Thank you for this post.
Hi, there.:) This is so well written and so timely and true. I just reread it to my husband. He agreed with everything you said. Incredible how these thoughts can creep up to scare us away from the real goals of homeschooling. Thanks for the reality check.;)
Melody!! One of the best posts I have read, ever. Ever. Thank you so much. Well done!
Really needed that today! God bless you for taking the time to write this!!!
Thank you for that wonderful reminder! I have four and often feel we have had a failure of a day when really it was a learning experience outside our homeschool schedule. Some days I think we have succeeded because the work is done, and i am free, but my attitude hasn't been right and my temper has flared and that "success" at homework was NOT worth the frustration or pain I caused. THANK YOU for reminding us how to spot when we are off track! Kristy from www.apronsandapples.blogspot.com
Beautiful! Going to make sure my wonderful homeschooling daughter sees this. Thanks!
I am so glad I am not alone! Funny that I read this tonight as someone just made a comment to me at meeting tonight. It was something like: "I don't know how you do it ALL." My reply was: "I DON'T!" It's true that we don't do any such thing...Only God does it all:) Thank you for speaking from your heart. Oh, how I can relate to all the things you accomplished while trying to write this post. hee hee I will surely pass this on to others. And thank you for offering up a prayer for your readers. I will gladly do the same for you!

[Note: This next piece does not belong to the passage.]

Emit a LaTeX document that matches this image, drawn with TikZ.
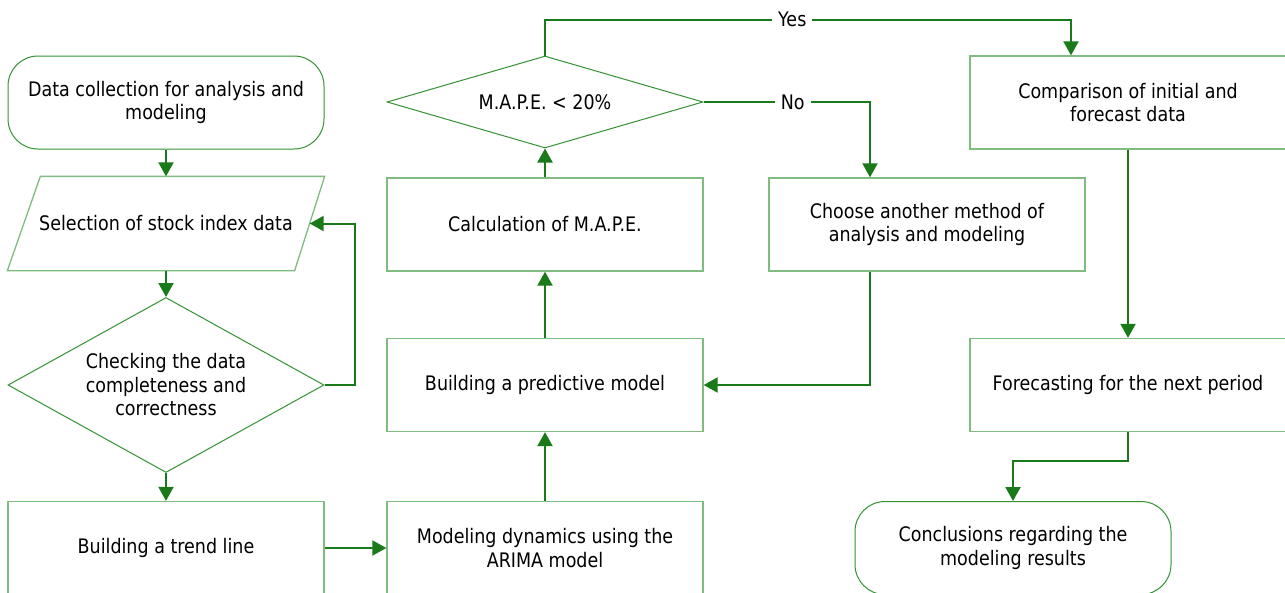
\documentclass[tikz,border=0pt]{standalone}
\usepackage{fontspec}
\setmainfont{DejaVu Sans}[FakeStretch=0.875]
\usetikzlibrary{shapes.geometric,arrows.meta}
\definecolor{boxgreen}{RGB}{128,188,128}
\definecolor{edgegreen}{RGB}{52,146,52}
\definecolor{flowgreen}{RGB}{26,122,26}

\begin{document}
\begin{tikzpicture}[x=1pt, y=-1pt,
    every node/.style={font=\fontsize{20}{23.5}\selectfont, align=center, inner sep=0pt},
    process/.style={draw=boxgreen, line width=1.3pt, minimum width=316pt, minimum height=93pt},
    terminal/.style={process, draw=edgegreen, line width=1pt, rounded corners=30pt},
    decision/.style={diamond, draw=edgegreen, line width=1pt, minimum width=316pt},
    outline/.style={draw=boxgreen, line width=1.3pt},
    flow/.style={draw=flowgreen, line width=2pt, -{Triangle[length=14pt,width=15pt]}},
    answer/.style={fill=white, inner xsep=6pt, inner ysep=2pt}]

  \useasboundingbox[fill=white] (0,0) rectangle (1285,592);

  % left column
  \node[terminal] (collect) at (166,102.5) {Data collection for analysis and\\modeling};
  \node[process, draw=none] (select) at (166,223.5) {Selection of stock index data};
  \draw[outline] ([xshift=33pt]select.north west) -- (select.north east)
    -- ([xshift=-30pt]select.south east) -- (select.south west) -- cycle;
  \coordinate (selside) at ([xshift=-15pt]select.east);
  \node[decision, minimum height=175pt, aspect=1.806] (check) at (166,385) {Checking the data\\completeness and\\correctness};
  \node[process] (trend) at (166,548) {Building a trend line};

  % middle column
  \node[process] (arima) at (545,548) {Modeling dynamics using the\\ARIMA model};
  \node[process] (predict) at (545,385) {Building a predictive model};
  \node[process] (mape) at (545,224.5) {Calculation of M.A.P.E.};
  \node[decision, minimum height=92pt, aspect=3.43] (test) at (545,102) {M.A.P.E. < 20\%};

  % right part
  \node[process] (other) at (927,224.5) {Choose another method of\\analysis and modeling};
  \node[process] (compare) at (1128,102.5) {Comparison of initial and\\forecast data};
  \node[process] (forecast) at (1128,385) {Forecasting for the next period};
  \node[terminal] (concl) at (1013,548) {Conclusions regarding the\\modeling results};

  % connectors
  \draw[flow] (collect) -- (select);
  \draw[flow] (select) -- (check);
  \draw[flow] (check.east) -- ++(30,0) |- (selside);
  \draw[flow] (check) -- (trend);
  \draw[flow] (trend) -- (arima);
  \draw[flow] (arima) -- (predict);
  \draw[flow] (predict) -- (mape);
  \draw[flow] (mape) -- (test);
  \draw[flow] (test.north) -- ++(0,-36) -| node[answer, pos=0.235] {Yes} ([xshift=-57pt]compare.north);
  \draw[flow] (test.east) -| node[answer, pos=0.268] {No} ([xshift=-57pt]other.north);
  \draw[flow] ([xshift=-57pt]other.south) |- (predict.east);
  \draw[flow] (compare) -- (forecast);
  \draw[flow] (forecast.south) -- ++(0,29) -| (concl.north);

\end{tikzpicture}
\end{document}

Wow. I need to come here more often!! This post is *exactly* what I needed to hear today. Not just for those who have babies and toddlers to accommodate, but for anyone who feels overwhelmed as a homeschooling mom for any reason.
I'm going to post your last paragraph somewhere where I will see it often. Awesome!
Thank you so much for sharing this.
This gives me some hope- I am not homeschooling yet but will have 3 kids under the age of 4... so all of these issues I have thought about. Keep up the great work!!